### STATED TASK
Retype the opening lines of the data exactly, stopping after the line that contains "let binMax = 1;". Skip every picture.

### INFORMATION PROVIDED
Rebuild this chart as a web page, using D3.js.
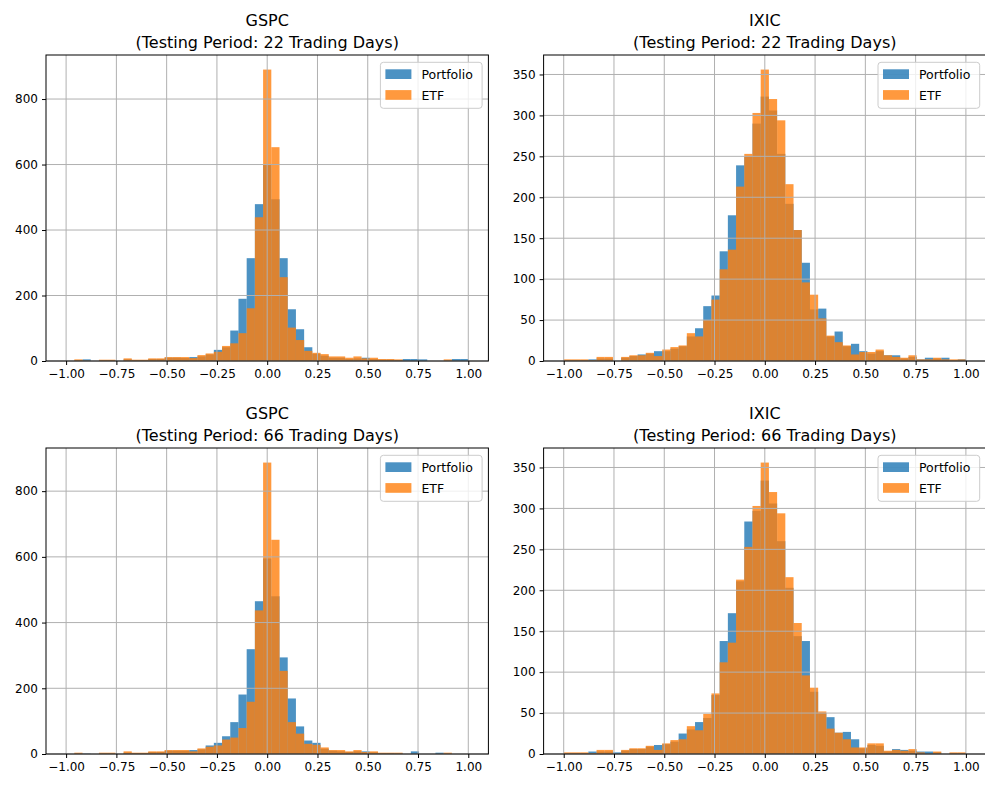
<!DOCTYPE html>
<html>
<head>
<meta charset="utf-8">
<script src="https://cdn.jsdelivr.net/npm/d3@7"></script>
<style>
  body { margin: 0; background: #fff; }
  text { font-family: "DejaVu Sans", sans-serif; }
</style>
</head>
<body>
<svg id="chart" width="985" height="787"></svg>
<script>
// histogram bins: 49 equal bins between -1 and 1
let binCount = 49;
let binMin = -1;
let binMax = 1;

let xTicks = [-1, -0.75, -0.5, -0.25, 0, 0.25, 0.5, 0.75, 1];
let gspcTicks = [0, 200, 400, 600, 800];
let ixicTicks = [0, 50, 100, 150, 200, 250, 300, 350];

let seriesNames = ['Portfolio', 'ETF'];

let gspc22Portfolio = [0,2,5,0,3,3,0,5,3,3, 6,6,10,10,9,12,14,20,34,42, 93,190,314,479,600,494,314,158,97,42, 22,16,10,10,6,8,10,6,4,4, 3,6,6,5,0,0,0,6,6];
let gspc22Etf = [0,5,1,0,4,4,0,8,4,4, 8,8,12,12,12,9,18,23,28,46, 54,85,161,439,890,653,256,102,64,31, 25,21,14,14,10,14,8,10,6,6, 5,0,0,0,0,0,5,0,0];

let ixic22Portfolio = [1,1,1,2,3,3,0,4,6,8, 9,12,12,15,18,30,40,67,80,134, 178,239,250,290,323,306,253,192,160,120, 63,64,30,36,18,21,12,9,12,7, 7,3,5,2,4,3,4,1,2];
let ixic22Etf = [2,2,2,1,5,5,0,5,7,7, 10,6,14,17,19,34,30,50,75,112, 136,213,253,303,356,320,294,216,160,96, 81,52,31,23,19,8,11,11,14,7, 5,4,7,2,2,4,2,2,2];

let gspc66Portfolio = [0,1,1,0,2,2,0,4,3,3, 6,6,10,10,10,12,14,26,34,54, 97,181,319,465,595,480,294,169,84,41, 34,16,10,8,6,8,8,5,3,3, 2,0,8,0,0,4,0,0,0];
let gspc66Etf = [0,4,0,0,4,4,0,8,4,4, 8,8,12,12,12,8,17,22,26,44, 50,79,159,437,887,652,253,97,62,31, 28,20,12,12,8,12,6,8,4,4, 4,0,0,0,0,0,4,0,0];

let ixic66Portfolio = [1,1,1,3,3,3,2,4,6,6, 9,11,12,15,25,30,39,44,72,138, 172,211,284,297,334,306,260,203,144,138, 76,50,45,26,27,18,7,11,10,3, 6,5,4,3,3,2,0,1,1];
let ixic66Etf = [2,2,2,1,5,5,0,5,7,7, 10,5,13,17,18,34,29,49,74,112, 136,213,253,303,356,320,294,216,160,96, 81,52,31,26,18,8,8,13,13,4, 5,4,6,2,0,3,0,2,2];

let panels = [
    { name: 'GSPC', period: '(Testing Period: 22 Trading Days)', portfolio: gspc22Portfolio, etf: gspc22Etf, yTicks: gspcTicks, left: 46, top: 55 },
    { name: 'IXIC', period: '(Testing Period: 22 Trading Days)', portfolio: ixic22Portfolio, etf: ixic22Etf, yTicks: ixicTicks, left: 543.6, top: 55 },
    { name: 'GSPC', period: '(Testing Period: 66 Trading Days)', portfolio: gspc66Portfolio, etf: gspc66Etf, yTicks: gspcTicks, left: 46, top: 448 },
    { name: 'IXIC', period: '(Testing Period: 66 Trading Days)', portfolio: ixic66Portfolio, etf: ixic66Etf, yTicks: ixicTicks, left: 543.6, top: 448 }
];

let colors = ['#1f77b4', '#ff7f0e'];
let axW = 442.4;
let axH = 306;
let svg = d3.select('#chart');
let edges = d3.range(binCount + 1).map(i => binMin + i * (binMax - binMin) / binCount);

let drawPanel = (p) => {
    let g = svg.append('g');
    let xScale = d3.scaleLinear()
        .domain([-1.1, 1.1])
        .range([p.left, p.left + axW]);
    let yMax = d3.max(p.portfolio.concat(p.etf)) * 1.05;
    let yScale = d3.scaleLinear()
        .domain([0, yMax])
        .range([p.top + axH, p.top]);

    // bars, portfolio first then etf on top
    [p.portfolio, p.etf].forEach((counts, si) => {
        g.append('g')
            .selectAll('rect')
            .data(counts.map((c, i) => ({ x0: edges[i], x1: edges[i + 1], c: c })).filter(d => d.c > 0))
            .enter()
            .append('rect')
            .attr('x', d => xScale(d.x0))
            .attr('width', d => xScale(d.x1) - xScale(d.x0))
            .attr('y', d => yScale(d.c))
            .attr('height', d => yScale(0) - yScale(d.c))
            .attr('fill', colors[si])
            .attr('fill-opacity', 0.8);
    });

    // grid sits over the bars like matplotlib
    let grid = g.append('g')
        .attr('stroke', '#b0b0b0')
        .attr('stroke-width', 1);
    grid.selectAll('.vx')
        .data(xTicks)
        .enter()
        .append('line')
        .attr('x1', d => xScale(d)).attr('x2', d => xScale(d))
        .attr('y1', p.top).attr('y2', p.top + axH);
    grid.selectAll('.hy')
        .data(p.yTicks)
        .enter()
        .append('line')
        .attr('x1', p.left).attr('x2', p.left + axW)
        .attr('y1', d => yScale(d)).attr('y2', d => yScale(d));

    let xAxis = d3.axisBottom(xScale)
        .tickValues(xTicks)
        .tickFormat(d3.format('.2f'))
        .tickSize(4)
        .tickPadding(4);
    let yAxis = d3.axisLeft(yScale)
        .tickValues(p.yTicks)
        .tickFormat(d3.format('d'))
        .tickSize(4)
        .tickPadding(4);

    let gx = g.append('g')
        .attr('transform', 'translate(0, ' + (p.top + axH) + ')')
        .call(xAxis);
    let gy = g.append('g')
        .attr('transform', 'translate(' + p.left + ', 0)')
        .call(yAxis);
    [gx, gy].forEach(a => {
        a.select('.domain').remove();
        a.attr('font-family', '"DejaVu Sans", sans-serif').attr('font-size', 12);
        a.selectAll('text').attr('fill', '#000');
    });

    g.append('rect')
        .attr('x', p.left).attr('y', p.top)
        .attr('width', axW).attr('height', axH)
        .attr('fill', 'none')
        .attr('stroke', '#000')
        .attr('stroke-width', 1);

    // title
    let cx = p.left + axW / 2;
    g.append('text')
        .attr('x', cx).attr('y', p.top - 29)
        .attr('text-anchor', 'middle')
        .attr('font-size', 16)
        .text(p.name);
    g.append('text')
        .attr('x', cx).attr('y', p.top - 7)
        .attr('text-anchor', 'middle')
        .attr('font-size', 16)
        .text(p.period);

    // legend
    let lx = p.left + axW - 108;
    let ly = p.top + 7.3;
    g.append('rect')
        .attr('x', lx).attr('y', ly)
        .attr('width', 101.7).attr('height', 46)
        .attr('rx', 3)
        .attr('fill', '#fff').attr('fill-opacity', 0.8)
        .attr('stroke', '#cccccc');
    seriesNames.forEach((s, i) => {
        g.append('rect')
            .attr('x', lx + 5).attr('y', ly + 7 + i * 20.8)
            .attr('width', 26).attr('height', 9.7)
            .attr('fill', colors[i]).attr('fill-opacity', 0.8);
        g.append('text')
            .attr('x', lx + 41).attr('y', ly + 16.5 + i * 20.8)
            .attr('font-size', 12.5)
            .text(s);
    });
};

panels.forEach(drawPanel);
</script>
</body>
</html>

### COMPLETE ANSWER
Rebuild this chart as a web page, using D3.js.
<!DOCTYPE html>
<html>
<head>
<meta charset="utf-8">
<script src="https://cdn.jsdelivr.net/npm/d3@7"></script>
<style>
  body { margin: 0; background: #fff; }
  text { font-family: "DejaVu Sans", sans-serif; }
</style>
</head>
<body>
<svg id="chart" width="985" height="787"></svg>
<script>
// histogram bins: 49 equal bins between -1 and 1
let binCount = 49;
let binMin = -1;
let binMax = 1;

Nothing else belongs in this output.